--- Input for this task ---
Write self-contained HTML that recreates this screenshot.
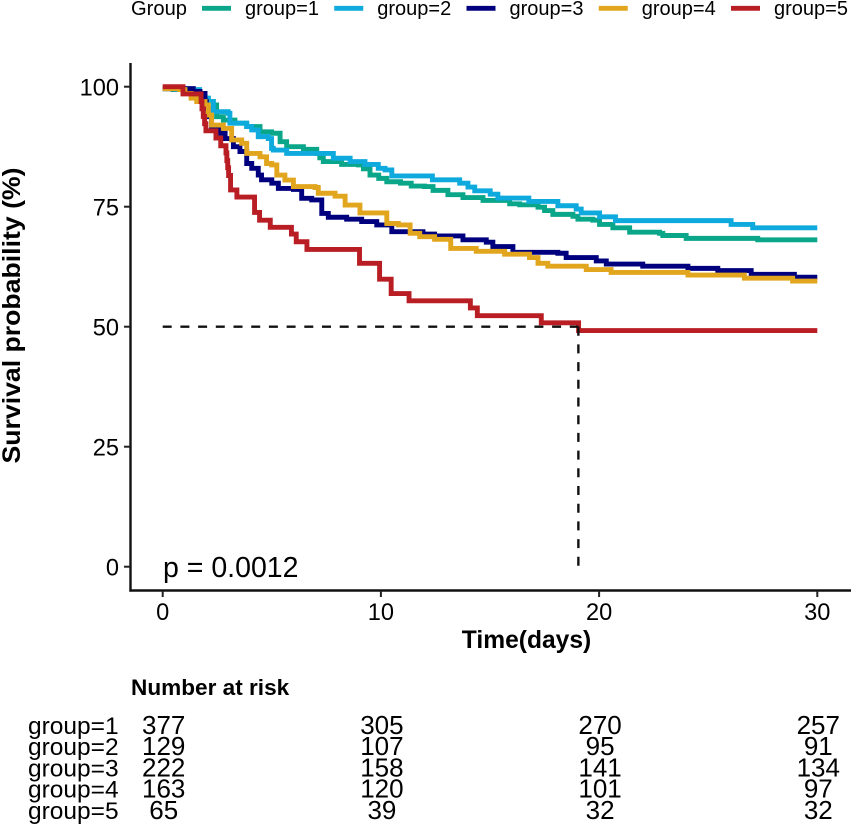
---
--- Input for this task ---
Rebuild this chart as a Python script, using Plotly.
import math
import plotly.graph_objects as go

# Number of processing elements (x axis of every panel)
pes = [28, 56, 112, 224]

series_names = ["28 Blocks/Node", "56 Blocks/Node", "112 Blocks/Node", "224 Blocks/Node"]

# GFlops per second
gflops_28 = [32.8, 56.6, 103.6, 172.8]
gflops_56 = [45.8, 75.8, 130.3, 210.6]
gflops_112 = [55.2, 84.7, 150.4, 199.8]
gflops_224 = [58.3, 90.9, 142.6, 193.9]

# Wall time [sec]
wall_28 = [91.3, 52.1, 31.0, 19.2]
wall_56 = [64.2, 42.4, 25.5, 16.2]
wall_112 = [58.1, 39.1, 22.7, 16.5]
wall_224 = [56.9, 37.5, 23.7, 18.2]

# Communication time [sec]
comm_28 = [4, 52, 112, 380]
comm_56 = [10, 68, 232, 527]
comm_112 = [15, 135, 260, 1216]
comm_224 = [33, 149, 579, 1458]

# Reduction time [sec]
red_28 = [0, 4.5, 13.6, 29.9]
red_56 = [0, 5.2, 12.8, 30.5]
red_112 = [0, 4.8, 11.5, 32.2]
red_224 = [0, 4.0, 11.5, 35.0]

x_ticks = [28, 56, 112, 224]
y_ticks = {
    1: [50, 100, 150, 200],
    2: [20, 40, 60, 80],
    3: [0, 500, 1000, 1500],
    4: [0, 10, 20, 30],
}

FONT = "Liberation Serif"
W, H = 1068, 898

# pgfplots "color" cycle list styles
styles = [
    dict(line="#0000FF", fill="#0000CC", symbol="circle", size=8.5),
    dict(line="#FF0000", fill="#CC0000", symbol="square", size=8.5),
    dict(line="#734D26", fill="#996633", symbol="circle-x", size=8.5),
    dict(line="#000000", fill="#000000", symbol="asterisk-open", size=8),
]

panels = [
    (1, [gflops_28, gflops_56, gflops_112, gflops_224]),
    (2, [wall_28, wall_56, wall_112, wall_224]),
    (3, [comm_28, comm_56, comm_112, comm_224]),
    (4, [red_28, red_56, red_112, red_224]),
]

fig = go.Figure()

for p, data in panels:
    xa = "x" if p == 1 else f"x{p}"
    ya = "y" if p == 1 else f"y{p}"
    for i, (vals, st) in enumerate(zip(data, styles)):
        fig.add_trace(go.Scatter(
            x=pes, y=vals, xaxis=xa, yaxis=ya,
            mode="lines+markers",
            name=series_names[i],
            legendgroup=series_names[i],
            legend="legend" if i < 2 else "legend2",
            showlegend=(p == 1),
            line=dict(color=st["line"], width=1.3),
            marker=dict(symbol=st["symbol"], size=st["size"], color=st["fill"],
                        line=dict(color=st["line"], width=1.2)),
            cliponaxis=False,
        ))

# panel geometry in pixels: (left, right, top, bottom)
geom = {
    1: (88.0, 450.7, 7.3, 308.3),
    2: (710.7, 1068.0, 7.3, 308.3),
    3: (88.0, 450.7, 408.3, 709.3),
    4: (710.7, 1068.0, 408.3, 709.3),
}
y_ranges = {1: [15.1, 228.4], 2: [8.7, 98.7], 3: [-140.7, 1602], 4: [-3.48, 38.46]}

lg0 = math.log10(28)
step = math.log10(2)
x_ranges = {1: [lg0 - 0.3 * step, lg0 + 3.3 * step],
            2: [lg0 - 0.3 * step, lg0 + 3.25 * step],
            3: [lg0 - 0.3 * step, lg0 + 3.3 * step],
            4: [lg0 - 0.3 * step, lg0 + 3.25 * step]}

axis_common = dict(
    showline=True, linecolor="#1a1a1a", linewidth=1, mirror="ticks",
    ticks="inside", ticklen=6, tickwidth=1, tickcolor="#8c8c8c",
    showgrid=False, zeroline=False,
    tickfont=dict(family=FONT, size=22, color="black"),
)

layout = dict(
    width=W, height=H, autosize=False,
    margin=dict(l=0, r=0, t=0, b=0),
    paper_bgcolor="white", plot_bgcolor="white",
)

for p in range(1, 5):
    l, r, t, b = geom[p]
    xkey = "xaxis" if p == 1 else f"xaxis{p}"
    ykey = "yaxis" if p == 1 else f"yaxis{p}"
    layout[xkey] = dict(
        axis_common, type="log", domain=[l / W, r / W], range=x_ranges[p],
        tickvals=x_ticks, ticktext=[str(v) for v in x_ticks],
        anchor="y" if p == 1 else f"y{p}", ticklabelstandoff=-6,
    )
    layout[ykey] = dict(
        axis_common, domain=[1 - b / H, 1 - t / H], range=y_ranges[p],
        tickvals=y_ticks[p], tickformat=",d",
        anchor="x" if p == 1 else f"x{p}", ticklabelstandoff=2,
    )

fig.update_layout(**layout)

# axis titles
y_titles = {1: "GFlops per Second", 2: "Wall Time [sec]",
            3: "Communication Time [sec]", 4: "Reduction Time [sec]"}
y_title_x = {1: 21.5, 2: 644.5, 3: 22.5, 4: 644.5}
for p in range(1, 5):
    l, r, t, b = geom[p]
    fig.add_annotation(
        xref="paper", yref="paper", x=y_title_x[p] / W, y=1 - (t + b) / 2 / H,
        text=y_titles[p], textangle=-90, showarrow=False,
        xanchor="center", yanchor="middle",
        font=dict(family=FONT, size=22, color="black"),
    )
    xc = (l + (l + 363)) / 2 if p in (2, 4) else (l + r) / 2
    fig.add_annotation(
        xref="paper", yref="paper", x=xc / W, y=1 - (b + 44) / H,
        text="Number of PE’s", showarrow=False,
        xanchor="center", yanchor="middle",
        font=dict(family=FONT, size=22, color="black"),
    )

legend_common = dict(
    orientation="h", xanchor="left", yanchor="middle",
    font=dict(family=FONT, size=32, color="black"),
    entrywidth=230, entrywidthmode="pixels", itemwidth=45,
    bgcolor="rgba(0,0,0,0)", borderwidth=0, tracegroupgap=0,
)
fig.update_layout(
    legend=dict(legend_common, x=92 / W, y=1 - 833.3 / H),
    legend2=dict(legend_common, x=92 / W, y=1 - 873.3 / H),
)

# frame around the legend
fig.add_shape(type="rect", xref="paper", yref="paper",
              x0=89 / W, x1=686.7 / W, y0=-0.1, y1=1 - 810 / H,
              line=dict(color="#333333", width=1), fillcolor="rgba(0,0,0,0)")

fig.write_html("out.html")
---
Among the entries above, locate the lines containing "Rebuild this chart" and "comm_224 = [33, 149, 579, 1458]", and transcribe exactly those two lines and all lines between.

§ Answer for the task
Rebuild this chart as a Python script, using Plotly.
import math
import plotly.graph_objects as go

# Number of processing elements (x axis of every panel)
pes = [28, 56, 112, 224]

series_names = ["28 Blocks/Node", "56 Blocks/Node", "112 Blocks/Node", "224 Blocks/Node"]

# GFlops per second
gflops_28 = [32.8, 56.6, 103.6, 172.8]
gflops_56 = [45.8, 75.8, 130.3, 210.6]
gflops_112 = [55.2, 84.7, 150.4, 199.8]
gflops_224 = [58.3, 90.9, 142.6, 193.9]

# Wall time [sec]
wall_28 = [91.3, 52.1, 31.0, 19.2]
wall_56 = [64.2, 42.4, 25.5, 16.2]
wall_112 = [58.1, 39.1, 22.7, 16.5]
wall_224 = [56.9, 37.5, 23.7, 18.2]

# Communication time [sec]
comm_28 = [4, 52, 112, 380]
comm_56 = [10, 68, 232, 527]
comm_112 = [15, 135, 260, 1216]
comm_224 = [33, 149, 579, 1458]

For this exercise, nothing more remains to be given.